The game’s greatest players come from the region including Sir Garfield Sobers, Sir Viv Richards and Brian Lara. Both Sir Garfield and Sir Viv attended the meeting and pledged their support for the reorganization and rebranding of the sport.
The Prime Minister was asked in his capacity as Chair of Caricom to lend the weight of his office to a call to the West Indies Cricket Board, the operating entity for West Indies Cricket to change the way of doing business in order to reverse the losing trend and rescue the game from disaffection from young people. Cricket is said to be the second most popular spectator sport in the world after Football.

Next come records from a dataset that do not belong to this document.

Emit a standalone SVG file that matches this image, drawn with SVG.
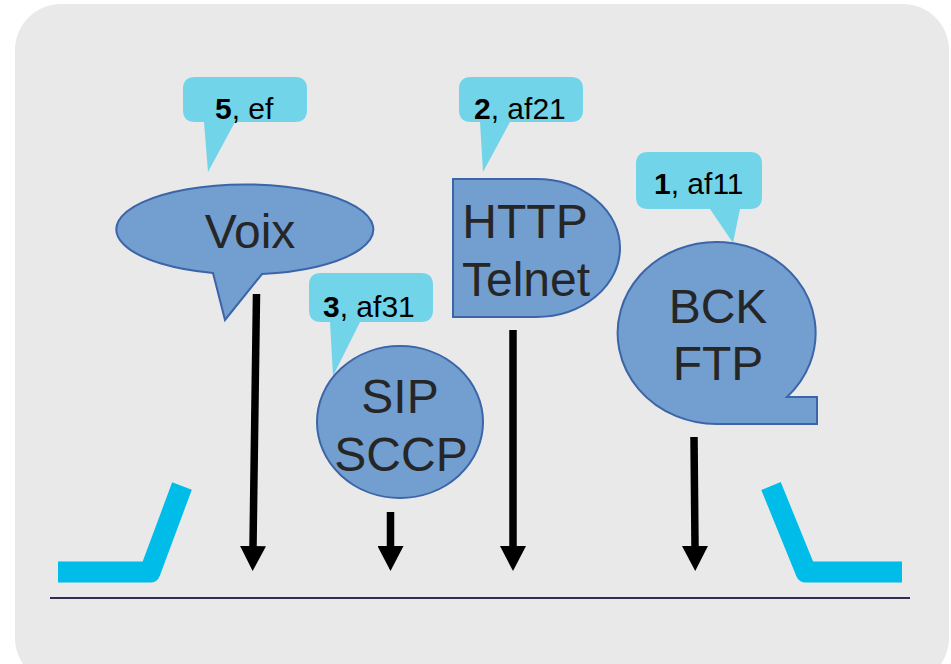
<svg xmlns="http://www.w3.org/2000/svg" width="951" height="664" viewBox="0 0 951 664">
<style>
.shape{fill:#729fd0;stroke:#3b65a8;stroke-width:2}
.big{font-family:"Liberation Sans",Arial,sans-serif;font-size:48px;fill:#262626;text-anchor:middle}
.call{fill:#72d4e9}
.lab{font-family:"Liberation Sans",Arial,sans-serif;font-size:30px;fill:#000}
.arr{stroke:#000;stroke-width:7.5;fill:none;marker-end:url(#ah)}
.cyan{stroke:#00bce9;stroke-width:21;fill:none;stroke-linejoin:round}
</style>
<defs>
<marker id="ah" viewBox="0 0 25 26" markerWidth="25" markerHeight="26" markerUnits="userSpaceOnUse" refX="0" refY="13" orient="auto">
<path d="M0,0 L25,13 L0,26 Z" fill="#000"/>
</marker>
</defs>
<rect x="0" y="0" width="951" height="664" fill="#fff"/>
<rect id="background" x="15" y="4" width="934" height="680" rx="46" ry="46" fill="#e9e9e9"/>
<g id="link-left"><polyline class="cyan" points="58,572 150,572 182,486"/></g>
<g id="link-right"><polyline class="cyan" points="771,486 806,572 902,572"/></g>
<line id="baseline" x1="50" y1="598" x2="910" y2="598" stroke="#2e2e52" stroke-width="2"/>

<g id="callout-5">
<path class="call" d="M195,77 H295 Q307,77 307,89 V110 Q307,122 295,122 H235 L208,172 L204,122 H195 Q183,122 183,110 V89 Q183,77 195,77 Z"/>
<text class="lab" x="215" y="119"><tspan font-weight="bold">5</tspan>, ef</text>
</g>
<g id="node-voix">
<path class="shape" d="M213,273 A128.5,45 0 1 1 262,274 L225,320 Z"/>
<text class="big" x="250" y="248">Voix</text>
</g>

<g id="callout-3">
<path class="call" d="M321,273 H421 Q433,273 433,285 V310 Q433,322 421,322 H360 L333,376 L330,322 H321 Q309,322 309,310 V285 Q309,273 321,273 Z"/>
<text class="lab" x="323" y="317"><tspan font-weight="bold">3</tspan>, af31</text>
</g>
<g id="node-sip">
<ellipse class="shape" cx="400" cy="422" rx="83" ry="76"/>
<text class="big" x="400" y="413">SIP</text>
<text class="big" x="401" y="471">SCCP</text>
</g>

<g id="callout-2">
<path class="call" d="M471,77 H571 Q583,77 583,89 V110 Q583,122 571,122 H510 L483,172 L480,122 H471 Q459,122 459,110 V89 Q459,77 471,77 Z"/>
<text class="lab" x="474" y="119"><tspan font-weight="bold">2</tspan>, af21</text>
</g>
<g id="node-http">
<path class="shape" d="M453,179 H536 A84,69 0 0 1 536,317 H453 Z"/>
<text class="big" x="525" y="238">HTTP</text>
<text class="big" x="526" y="296">Telnet</text>
</g>

<g id="callout-1">
<path class="call" d="M648,152 H750 Q762,152 762,164 V197 Q762,209 750,209 H740 L733,243 L710,209 H648 Q636,209 636,197 V164 Q636,152 648,152 Z"/>
<text class="lab" x="654" y="194"><tspan font-weight="bold">1</tspan>, af11</text>
</g>
<g id="node-bck">
<path class="shape" d="M718,424 A99,91 0 1 1 787,397 H817 V424 Z"/>
<text class="big" x="718" y="323">BCK</text>
<text class="big" x="718" y="380">FTP</text>
</g>

<g id="connectors">
<line class="arr" x1="256.5" y1="294" x2="253" y2="546"/>
<line class="arr" x1="390.5" y1="512" x2="390.5" y2="546"/>
<line class="arr" x1="513" y1="330" x2="513" y2="546"/>
<line class="arr" x1="694" y1="437" x2="695" y2="546"/>
</g>
</svg>
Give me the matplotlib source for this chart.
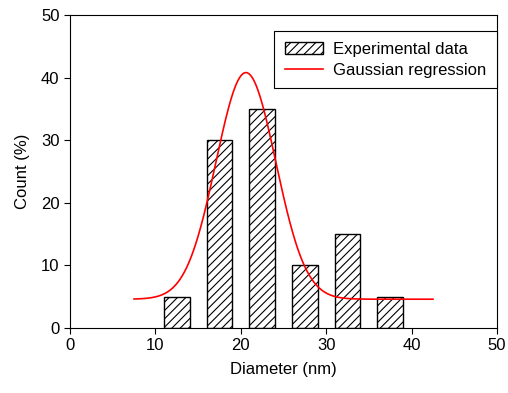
import numpy as np
import matplotlib
matplotlib.use("Agg")
import matplotlib.pyplot as plt

plt.rcParams["font.family"] = ["Liberation Sans", "DejaVu Sans"]
plt.rcParams["hatch.linewidth"] = 0.8

# histogram bins (nm) and counts (%)
bin_centers = [12.5, 17.5, 22.5, 27.5, 32.5, 37.5]
counts = [5, 30, 35, 10, 15, 5]

# Gaussian regression parameters
g_base = 4.6
g_amp = 36.2
g_mean = 20.6
g_sigma = 3.5
g_range = (7.5, 42.5)

fig = plt.figure(figsize=(5.08, 3.93), dpi=100)
ax = fig.add_axes([70 / 508, 1 - 328 / 393, 427 / 508, 313 / 393])

bars = ax.bar(bin_centers, counts, width=3, facecolor="white", edgecolor="black",
              hatch="////", linewidth=1.0, zorder=2)

xs = np.linspace(g_range[0], g_range[1], 400)
ys = g_base + g_amp * np.exp(-0.5 * ((xs - g_mean) / g_sigma) ** 2)
line, = ax.plot(xs, ys, color="red", linewidth=1.2, zorder=3)

ax.set_xlim(0, 50)
ax.set_ylim(0, 50)
ax.set_xticks(range(0, 51, 10))
ax.set_yticks(range(0, 51, 10))
ax.tick_params(direction="out", length=4, labelsize=12)
ax.set_xlabel("Diameter (nm)", fontsize=12, labelpad=6)
ax.set_ylabel("Count (%)", fontsize=12, labelpad=8)

leg = ax.legend([bars, line], ["Experimental data", "Gaussian regression"],
                loc="upper right", bbox_to_anchor=(1.0, 0.949), fontsize=12,
                fancybox=False, edgecolor="black", framealpha=1,
                borderpad=0.65, handlelength=2.3, handletextpad=0.6,
                labelspacing=0.35, borderaxespad=0)
leg.get_frame().set_linewidth(0.8)

fig.savefig("out.png", dpi=100)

While the game is not as popular in this country as it is the rest of the region, it was important for our Prime Minister representing his office as Chair and our country to lend its weight to the enterprise of saving the sport. The wider lessons are similar to those that we face in this country with regard to sports. It is clear that if young people are not nurtured in the sport, and convinced of its usefulness both for recreation and for work then the sport will die.
Thankfully, the West Indies Cricket Board agreed going forward with the request of the Prime Ministers to a special committee of persons from across the region to work with the Board to examine the question of its governance and to plot a way forward which might reverse the negative trends in the sport.
The Prime Minister was pleased with outcome of the special meeting and will keep the country advised as matters progress.